Our research suggests that a key driver in an organization’s success is whether the organization’s leaders take the time to build and nurture this ever-important Contract.  Sometimes leaders aren’t even aware they have a Contract, let alone understand what it means. Good leaders, however, take the time to understand, build, and carefully define their Contract. They focus not just on slogans and catch-phrases, but also on culture, value propositions, and whether the terms and exchanges contained in the Contract are fair to all three parties. They grasp the concept that their Contract is like an iceberg. Some of the Contract is explicit (i.e. above the water), like the exchange of compensation for an employee’s time and effort at work. But, the vast majority of the Contract’s terms are implicit – or as is the case with an iceberg – below the water. Successful leaders take the time to make sure the implicit terms (the psychological contract) are aligned with where they want to take the organization.
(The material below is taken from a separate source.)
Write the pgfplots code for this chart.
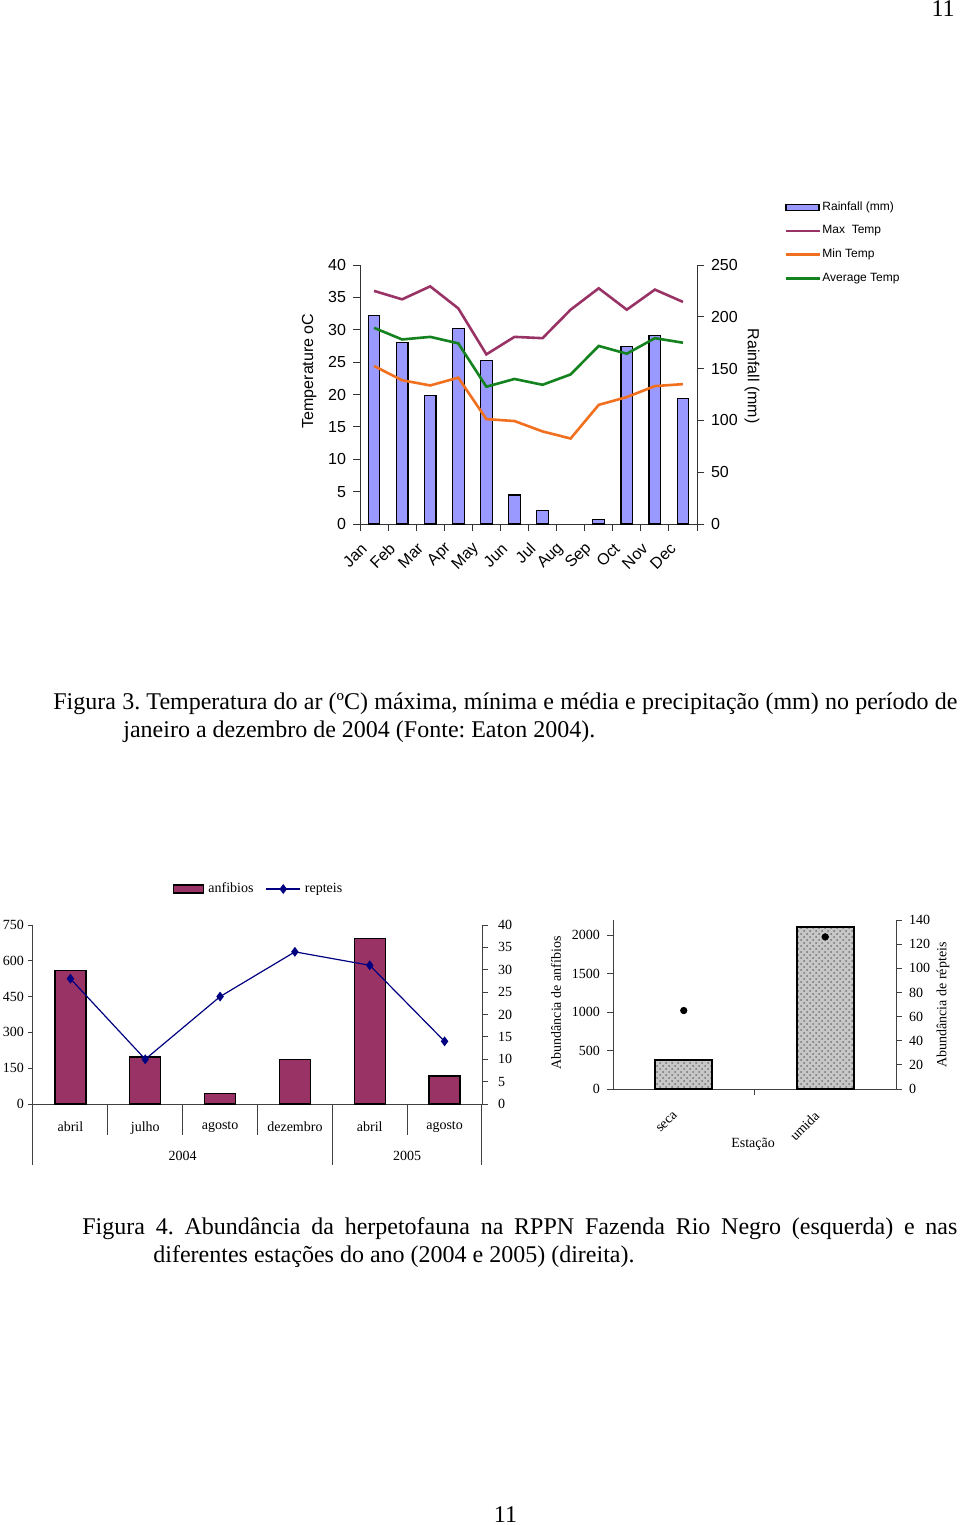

When Steve took over for the second time, nothing much changed, and yet everything changed too. The employees were the same, the inventory was the same, the sales channels were the same, and the pipeline of future products was set. Nonetheless, the moment Steve’s indomitable personality walked through the door everything was transformed. That’s because Apple’s Steve Jobs

Contract was turned on its head. Steve’s iconoclastic presence made everyone know that the ground-rules for what it means to be an Apple employee were now different. The new requirements were: precision, commitment, love of design and aesthetics, thinking differently, exactness, and a passion for really great products, among other things.

Returning to Kung Fu Panda and the story of Po. Po is able to save the village from the ravages of psychopathic leopard. Not because he became an amazing Kung Fu artist; rather, it was because the people “believed” that, as the Dragon Warrior, Po had the power to save them.  For those that know the movie, that was the “secret ingredient” – the belief that Po was the Dragon warrior. I suppose when you look at it this way, Steve Jobs really is the Dragon Warrior of business. Steve made the most of his second chance at Apple by redefining Apple’s Contract. He made his employees believe they were going to build the very best products and that Apple really would become what is now the world’s most valuable company.